Depuis près de deux mois maintenant, le Cachemire indien vit au rythme du couvre-feu imposé par les forces de sécurité indiennes. Lundi 29 août, il fut partiellement levé avant d’être réimposé avec plus de vigueur après l’explosion de nouvelles violences dans différentes parties de la capitale régionale Srinagar.
Pour beaucoup de résidents, cet assouplissement du couvre-feu avait été la première occasion en 52 jours de pouvoir se déplacer librement hors de leurs maisons. Depuis le 8 juillet dernier et l’élimination par l’armée d’un jeune militant séparatiste très populaire, l’ancien royaume himalayen connaît une vague de protestations dont l’importance n’avait pas été atteint depuis plusieurs années. Au moins 68 personnes ont été tuées et plus de 10 000 autres blessés dans les affrontements.
Les autorités indiennes avaient annoncé une levée partielle du couvre-feu après avoir enregistrées une amélioration des conditions de sécurité mais de nombreux habitants en ont profité pour relancer les affrontements avec les forces de l’ordre à coup de pierres, tout en scandant des slogans appelant à l’indépendance vis à vis de l’Inde.
Des semaines de blocage téléphonique et de restrictions de mouvements ont particulièrement affecté les plus pauvres qui doivent déjouer les checks-points pour se ravitailler auprès d’associations établies en dehors de Srinagar.
Les commerçants sont également inquiets au fur et à mesure que les factures s’accumulent et que les rues sont désertes de toute clientèle. Cette situation est amplifiée par la grève générale décrété par le All Parties Hurriyat Conference (APHC), une organisation politique qui regroupe différents groupes indépendantistes, dont les leaders ont été arrêtés ces dernières semaines.
Selon Hamida Nayeem, universitaire à l’Université du Cachemire et activiste de la cause, « les Cachemiris ne vont pas retourner au travail tant que New Delhi n’ouvrira pas un véritable dialogue avec les chefs de la résistance et le Pakistan ». Depuis la création de l’Inde et du Pakistan en 1947, les deux pays se sont affrontés à trois reprises sur le sujet du Cachemire, ancien royaume indépendant, aujourd’hui divisé entre l’Inde et le Pakistan.

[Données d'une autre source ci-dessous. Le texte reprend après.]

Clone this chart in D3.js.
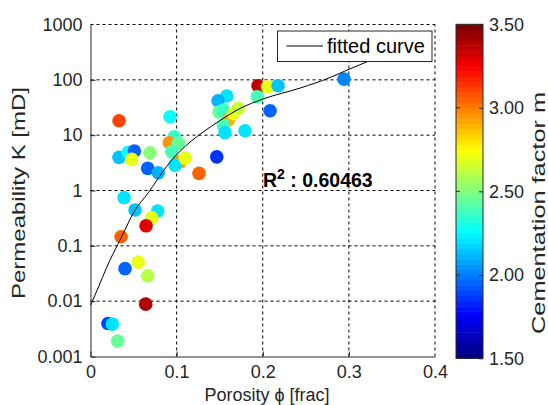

Le 15 aout dernier, le Pakistan a officiellement invité l’Inde à lancer les pourparlers sur la question du Cachemire. Une invitation refusée par l’Inde qui préférerait aborder le sujet du terrorisme transfrontalier, pour lequel elle accuse le Pakistan de soutien « dissimulé ».
En attendant, l’Inde continue d’envoyer des troupes au Cachemire qui est déjà la base pour plus de 500 000 d’entre eux. Nombre de ces renforts ont pris possession des écoles pour installer leurs camps de base.
Le gouvernement du premier ministre Narendra Modi, qui d’ordinaire minimise la crise au Cachemire fait aujourd’hui face à une pression grandissante pour ouvrir un dialogue avec les séparatistes, et même au sein de la direction militaire. Dimanche, à la radio, le premier ministre a exprimé sa tristesse pour les vies perdues au Cachemire tout en critiquant ceux qui « essayent de mettre en péril la paix dans la région en envoyant des enfants sur le front et en se cachant derrière ».
Toujours en fin de semaine dernière, le premier ministre pakistanais, Nawaz Sharif a annoncé la constitution d’une équipe de 22 parlementaires, 22 « envoyés spéciaux », qui doivent porter, à nouveau, le dossier du Cachemire sur le plan international en espérant que les gouvernements étrangers puissent faire pression sur l’Inde.
Ces dernières violences au Cachemire sapent les espoirs de Sharif de voir une amélioration des relations avec l’Inde alors que les doutes d’une rencontre entre les deux premiers ministres semblent s’éloigner en dépit de l’organisation de la réunion des premiers ministres d’Asie du Sud (SAARC) prévue à Islamabad le 9 novembre prochain.